Prochainement, comme annoncé par les autorités, se tiendra un dialogue national. Quelles sont vos attentes et quel rôle entendez-vous jouer ?
À ce niveau, nos attentes sont les mêmes : permettre à la jeunesse nigérienne en tant que levier du développement et gage d’un Niger futur, de participer à la construction nationale, en lui offrant une place de choix dans le processus décisionnel et de relance de notre pays. Aucun dialogue ne peut réussir sans l’implication effective de la jeunesse, sans la prise en compte de sa vision pour le pays et la considération de ses propositions pour le progrès national. Nous ne demandons et n’exigeons l’impossible, mais d’offrir suffisamment de places, de voix et de considération à la jeunesse nigérienne à travers notre structure, pour nous permettre de bien jouer notre partition. D’ores et déjà en prélude à ces assises, nous avons élaboré un mémorandum qui contient nos contributions, mais aussi nos préoccupations pour le Niger futur.
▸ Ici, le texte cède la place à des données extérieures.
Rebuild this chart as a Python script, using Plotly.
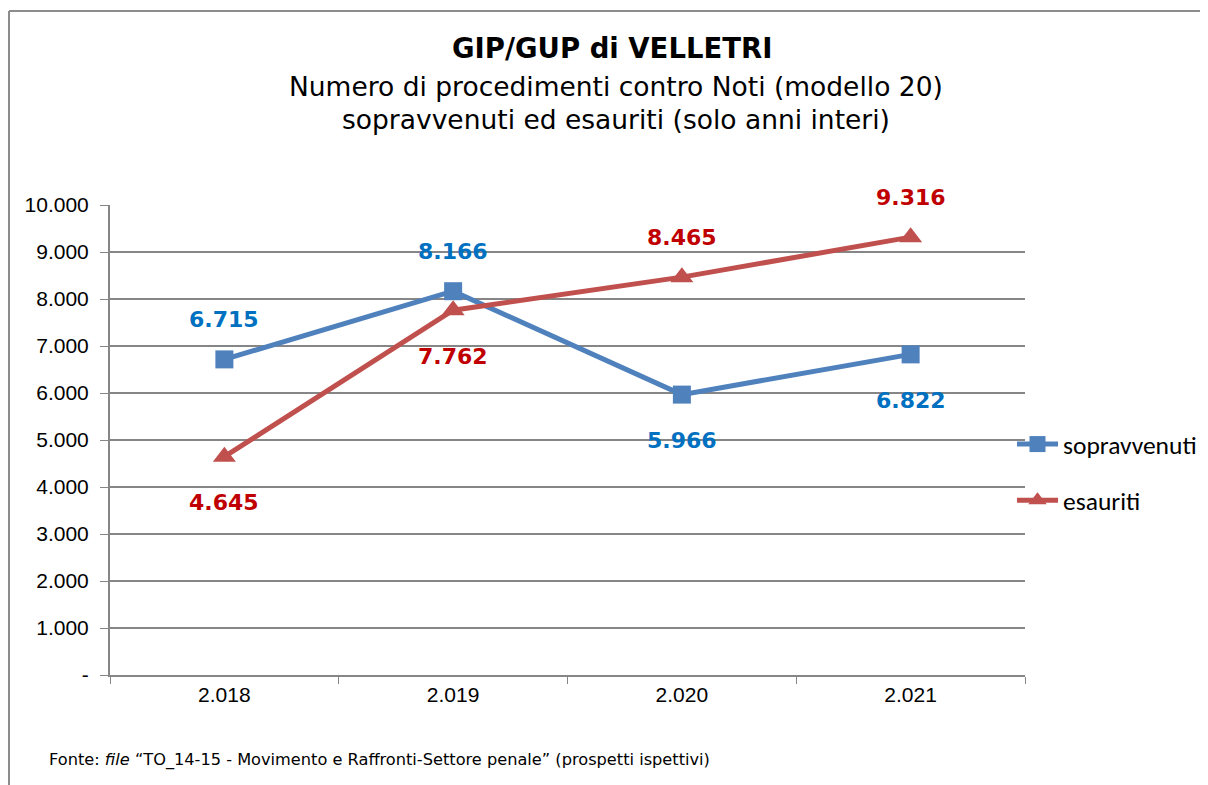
import plotly.graph_objects as go

years = ["2.018", "2.019", "2.020", "2.021"]
sopravvenuti = [6715, 8166, 5966, 6822]
esauriti = [4645, 7762, 8465, 9316]
sop_labels = ["6.715", "8.166", "5.966", "6.822"]
esa_labels = ["4.645", "7.762", "8.465", "9.316"]
sop_label_side = ["above", "above", "below", "below"]
esa_label_side = ["below", "below", "above", "above"]
y_tickvals = [0, 1000, 2000, 3000, 4000, 5000, 6000, 7000, 8000, 9000, 10000]
y_ticktext = ["-", "1.000", "2.000", "3.000", "4.000", "5.000", "6.000", "7.000", "8.000", "9.000", "10.000"]

BLUE = "#4F81BD"
RED = "#C0504D"
BLUE_TXT = "#0070C0"
RED_TXT = "#C00000"

fig = go.Figure()
fig.add_trace(go.Scatter(
    x=years, y=sopravvenuti, name="sopravvenuti", mode="lines+markers",
    line=dict(color=BLUE, width=5), marker=dict(symbol="square", size=18, color=BLUE),
    legendgroup="a"))
fig.add_trace(go.Scatter(
    x=years, y=esauriti, name="esauriti", mode="lines+markers",
    line=dict(color=RED, width=5), marker=dict(symbol="triangle-up", size=20, color=RED),
    legendgroup="b"))

annotations = []
for ys, labs, sides, col in [(sopravvenuti, sop_labels, sop_label_side, BLUE_TXT),
                              (esauriti, esa_labels, esa_label_side, RED_TXT)]:
    for i, (y, t, s) in enumerate(zip(ys, labs, sides)):
        annotations.append(dict(
            x=i, y=y, xref="x", yref="y", text="<b>%s</b>" % t, showarrow=False,
            font=dict(family="Verdana, DejaVu Sans", size=22, color=col),
            yshift=40 if s == "above" else -46))

# page offset: the page body adds 8px, so reference pixel p -> figure pixel p - 8
OFF = 8
title_font = "Verdana, DejaVu Sans"
page_texts = [
    dict(x=612, y=48, text="<b>GIP/GUP di VELLETRI</b>", size=27.5, xanchor="center"),
    dict(x=616, y=87, text="Numero di procedimenti contro Noti (modello 20)", size=26.5, xanchor="center"),
    dict(x=616, y=119, text="sopravvenuti ed esauriti (solo anni interi)", size=26.5, xanchor="center"),
    dict(x=47, y=760, text="Fonte: <i>file</i> \u201cTO_14-15 - Movimento e Raffronti-Settore penale\u201d (prospetti ispettivi)",
         size=16.2, xanchor="left"),
]

W, H = 1200, 777
L, R, T, B = 110 - OFF, 183, 205 - OFF, 110
pw, ph = W - L - R, H - T - B

def px(x):
    return (x - OFF - L) / pw

def py(y):
    return 1 - (y - OFF - T) / ph

for p in page_texts:
    annotations.append(dict(x=px(p["x"]), y=py(p["y"]), xref="paper", yref="paper",
                            xanchor=p["xanchor"], yanchor="middle", text=p["text"], showarrow=False,
                            font=dict(family=title_font, size=p["size"], color="#000")))

fig.update_layout(
    width=W, height=H,
    margin=dict(l=L, r=R, t=T, b=B, autoexpand=False),
    paper_bgcolor="white", plot_bgcolor="white",
    showlegend=True,
    legend=dict(x=px(1012), y=py(421), xanchor="left", yanchor="top",
                font=dict(family="Carlito, Calibri, Liberation Sans", size=25.5, color="#000"),
                tracegroupgap=20, traceorder="grouped", itemwidth=41,
                bgcolor="rgba(0,0,0,0)"),
    annotations=annotations,
    xaxis=dict(type="category", tickson="boundaries", ticks="outside", ticklen=7, tickcolor="#868686",
               showline=True, linecolor="#868686", linewidth=2, showgrid=False,
               tickfont=dict(family="Liberation Sans, Arial", size=21, color="#000"),
               range=[-0.5, 3.5]),
    yaxis=dict(range=[0, 10000], tickvals=y_tickvals, ticktext=y_ticktext,
               ticks="outside", ticklen=8, tickcolor="#868686", ticklabelstandoff=7,
               showline=True, linecolor="#868686", linewidth=2,
               showgrid=True, gridcolor="#868686", gridwidth=1.5, zeroline=False,
               tickfont=dict(family="Liberation Sans, Arial", size=21, color="#000")),
    shapes=[
        dict(type="line", xref="paper", yref="paper", x0=px(9), x1=px(1210),
             y0=py(11), y1=py(11), line=dict(color="#8C8C8C", width=2)),
        dict(type="line", xref="paper", yref="paper", x0=px(9), x1=px(9),
             y0=py(11), y1=py(790), line=dict(color="#8C8C8C", width=2)),
    ],
)

fig.write_html("out.html")
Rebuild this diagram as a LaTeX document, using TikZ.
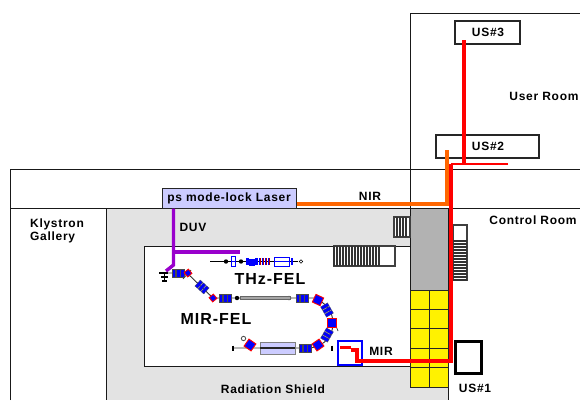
\documentclass[tikz,border=0pt]{standalone}
\usepackage{fontspec}
\setmainfont{Liberation Sans}[LetterSpace=6]
\usetikzlibrary{arrows.meta}
\usetikzlibrary{calc}

\definecolor{shieldgray}{RGB}{227,227,227}
\definecolor{blockgray}{RGB}{178,178,178}
\definecolor{laserblue}{RGB}{204,204,255}
\definecolor{duvpurple}{RGB}{153,0,204}
\definecolor{nirorange}{RGB}{255,102,0}

\tikzset{
    wall/.style={draw=black!90, line width=0.9pt},
    roomlabel/.style={inner sep=0pt, font=\bfseries\fontsize{12}{13.5}\selectfont},
    bigtext/.style={inner sep=0pt, font=\bfseries\fontsize{16}{18}\selectfont},
    userbox/.style={draw=black!85, line width=1.8pt, fill=white},
    stairs/.style={draw=black!75, line width=1.2pt},
    beam/.style={red, line width=3.4pt},
    beamline/.style={draw=black!80, line width=0.9pt},
    quadm/.style={fill=blue, draw=black!70, line width=0.3pt, minimum width=3.4pt, minimum height=8pt, inner sep=0pt},
    dipole/.style={fill=blue, draw=red, line width=0.9pt, minimum width=8.5pt, minimum height=8.5pt, inner sep=0pt},
    dipolesmall/.style={dipole, minimum width=5.5pt, minimum height=5.5pt},
}

\newcommand{\triplet}[3]{%
    \foreach \d in {-4.2,0,4.2} {
        \node[quadm, rotate=-#3] at ($(#1,#2)+(#3:\d)$) {};
    }
}

\begin{document}
\begin{tikzpicture}[x=1pt, y=-1pt]
    \useasboundingbox (0, 0) rectangle (580, 400);

    % building
    \fill[shieldgray] (106, 208) rectangle (448, 400);
    \fill[white] (144, 246) rectangle (410, 366);
    \draw[wall] (10, 400) -- (10, 169) -- (580, 169);
    \draw[wall] (10, 208) -- (580, 208);
    \draw[wall] (106, 208) -- (106, 400);
    \draw[wall] (580, 13) -- (410, 13) -- (410, 208);
    \draw[wall] (448, 208) -- (448, 400);
    \draw[wall] (144, 246) rectangle (410, 366);

    % concrete and yellow blocks
    \draw[wall, fill=blockgray] (410, 208) rectangle (448, 290);
    \foreach \r in {0,...,4} {
        \foreach \c in {0,1} {
            \draw[black!85, line width=1pt, fill=yellow] (410+19*\c, 290+19.4*\r) rectangle +(19, 19.4);
        }
    }

    % stairs
    \draw[stairs, fill=white] (394, 217) rectangle (410, 237);
    \foreach \i in {397,400,...,408} {
        \draw[black!80, line width=1.2pt] (\i, 217) -- (\i, 237);
    }
    \draw[stairs, fill=white] (334, 246) rectangle (395, 266);
    \foreach \i in {334,337,...,380} {
        \draw[black!80, line width=1.2pt] (\i, 246) -- (\i, 266);
    }
    \draw[stairs, fill=white] (453, 225) rectangle (467, 280);
    \foreach \i in {241,244,...,280} {
        \draw[black!80, line width=1.2pt] (453, \i) -- (467, \i);
    }

    % THz-FEL line
    \draw[black, line width=1.2pt] (210, 261.5) -- (298, 261.5);
    \draw[black, fill=white, line width=0.6pt] (301, 261.5) circle (1.8);
    \fill[black] (226, 261.5) circle (2.2);
    \fill[black] (241, 261.5) circle (2.2);
    \draw[blue, line width=0.8pt, fill=white] (231, 256) rectangle (235.5, 266.5);
    \draw[blue, line width=0.8pt] (231, 261.5) -- (235.5, 261.5);
    \foreach \i/\j in {246/0, 249/1, 252/1, 255/0} {
        \fill[blue] (\i, 257.5+\j) rectangle +(2.6, 7.5);
    }
    \foreach \i in {259,262,265,268} {
        \fill[blue] (\i, 257.5) rectangle +(1.4, 7.5);
        \fill[red!70!black] (\i+1.4, 258) rectangle +(1, 6.5);
    }
    \draw[blue, line width=0.8pt] (274, 257) rectangle (289, 266.5);
    \draw[blue, line width=0.8pt] (274, 261.5) -- (289, 261.5);
    \fill[blue] (291, 258) rectangle +(2, 7);

    % MIR-FEL line
    \draw[beamline] (159, 273) -- (187, 273) -- (213, 298) -- (315, 298)
        .. controls (326, 303) and (333, 312) .. (333, 323)
        .. controls (333, 334) and (327, 342) .. (318, 346)
        -- (311, 348) -- (232, 348);
    \draw[black, line width=1.2pt] (159, 273) -- (168, 273);
    \draw[black, line width=1.2pt] (161, 277) -- (168, 277);
    \draw[black, line width=1.2pt] (164.5, 273) -- (164.5, 282);
    \draw[black, line width=1.2pt] (162, 281) -- (167, 281);
    \draw[black!80, line width=0.7pt] (191, 270) -- (183, 279);
    \draw[black!80, line width=0.7pt] (336, 326) -- (338, 331);
    \triplet{178}{273}{0}
    \node[dipolesmall, rotate=40] at (188, 273) {};
    \triplet{202}{287}{42}
    \node[dipolesmall, rotate=40] at (213, 298) {};
    \triplet{225}{298}{0}
    \fill[black] (237, 298) circle (2.2);
    \fill[black] (289, 298) circle (2.2);
    \draw[black!60, fill=black!35, line width=0.6pt] (240, 296.5) rectangle (290, 299.5);
    \triplet{302}{298}{0}
    \node[dipole, rotate=-25] at (318, 300) {};
    \triplet{327}{310}{60}
    \node[dipole, rotate=0] at (332, 323) {};
    \triplet{327}{335}{120}
    \node[dipole, rotate=35] at (318, 345) {};
    \triplet{305}{348}{0}
    \node[dipole, rotate=-35] at (250, 345) {};
    \draw[black!70, fill=white, line width=0.8pt] (243.5, 338.5) circle (2.2);
    \draw[black, line width=1.4pt] (233, 345.5) -- (233, 350.5);
    \draw[black, line width=1.4pt] (332, 345.5) -- (332, 350.5);

    % undulator
    \draw[black!50, fill=laserblue, line width=0.6pt] (260, 342) rectangle (295, 354);
    \draw[black!85, line width=2.2pt] (260, 348) -- (295, 348);

    % MIR box
    \draw[blue, line width=1.2pt] (338, 341) rectangle (362, 365);

    % user stations and laser
    \node[userbox, minimum width=65pt, minimum height=23pt, inner sep=0pt] (us3) at (487.5, 32.5) {};
    \node[userbox, minimum width=103pt, minimum height=23pt, inner sep=0pt] (us2) at (487.5, 146.5) {};
    \node[draw=black, line width=3pt, fill=white, minimum width=26pt, minimum height=32pt, inner sep=0pt] (us1) at (468, 357) {};
    \node[draw=black!85, line width=1pt, fill=laserblue, minimum width=134pt, minimum height=20pt, inner sep=0pt] (laser) at (229, 198) {};
    \node[roomlabel] (us3text) at (488, 32) {US\#3};
    \node[roomlabel] (us2text) at (488, 146.5) {US\#2};

    % beams
    \coordinate (duvbranch) at (173.5, 252);
    \coordinate (duvend) at (240, 252);
    \coordinate (duvbottom) at (173.5, 265);
    \coordinate (duvgun) at (166, 271);
    \draw[duvpurple, line width=3.4pt] (duvbranch) -- (duvend);
    \draw[duvpurple, line width=3.4pt] (laser.south -| duvbottom) -- (duvbottom) -- (duvgun);

    \coordinate (nirturn) at (447, 204);
    \draw[nirorange, line width=3.4pt] (laser.east |- nirturn) -- (nirturn) -- (447, 150);

    \coordinate (split) at (451, 164);
    \coordinate (mirturn) at (451, 361);
    \coordinate (us3end) at (464, 40);
    \draw[beam] (us3end) -- (464, 164);
    \draw[beam, line width=2.4pt] (508, 164) -- (split);
    \draw[beam] (split) -- (mirturn) -- (357, 361) -- (357, 350) -- (351, 350);
    \draw[beam] (340, 347.5) -- (351, 347.5);

    % labels
    \node[roomlabel] (lasertext) at (229, 198.5) {ps mode-lock Laser};
    \node[roomlabel] (nirtext) at (370, 196) {NIR};
    \node[roomlabel] (duvtext) at (193, 227) {DUV};
    \node[roomlabel] (mirtext) at (381, 351) {MIR};
    \node[roomlabel] (us1text) at (475, 388) {US\#1};
    \node[roomlabel] (usertext) at (544, 96) {User Room};
    \node[roomlabel] (controltext) at (533, 220) {Control Room};
    \node[roomlabel] (shieldtext) at (273, 389) {Radiation Shield};
    \node[roomlabel, align=left] (gallerytext) at (57, 231) {Klystron\\Gallery};
    \node[bigtext] (thztext) at (270, 279) {THz-FEL};
    \node[bigtext] (mirfeltext) at (216, 319) {MIR-FEL};
\end{tikzpicture}
\end{document}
Nous estimons fortement qu’au sortir de ce dialogue, les jeunes que nous représentons seront contents des conclusions et des orientations que les autorités entendront donner aux préoccupations des jeunes à tous les niveaux, par exemple en matière d’éducation, d’emplois, etc. Nous parlerons de l’implication de la jeunesse dans la lutte contre le terrorisme et l’extrémisme violent, du chômage, de la stratégie d’absorption des jeunes diplômés sur le marché de l’emploi, de migration, d’inclusion des jeunes dans le processus décisionnel politique, du rajeunissement de l’administration nigérienne, de la corruption, de l’accès aux TICS, de la désinformation, etc.
Nous resterons en veille et observerons désormais, de concert avec les autres structures de la jeunesse à tous les niveaux et échelons, comment notre pays compte-t-il formuler des politiques publiques en faveur de la jeunesse nigérienne et suivre la concrétisation de celles-ci.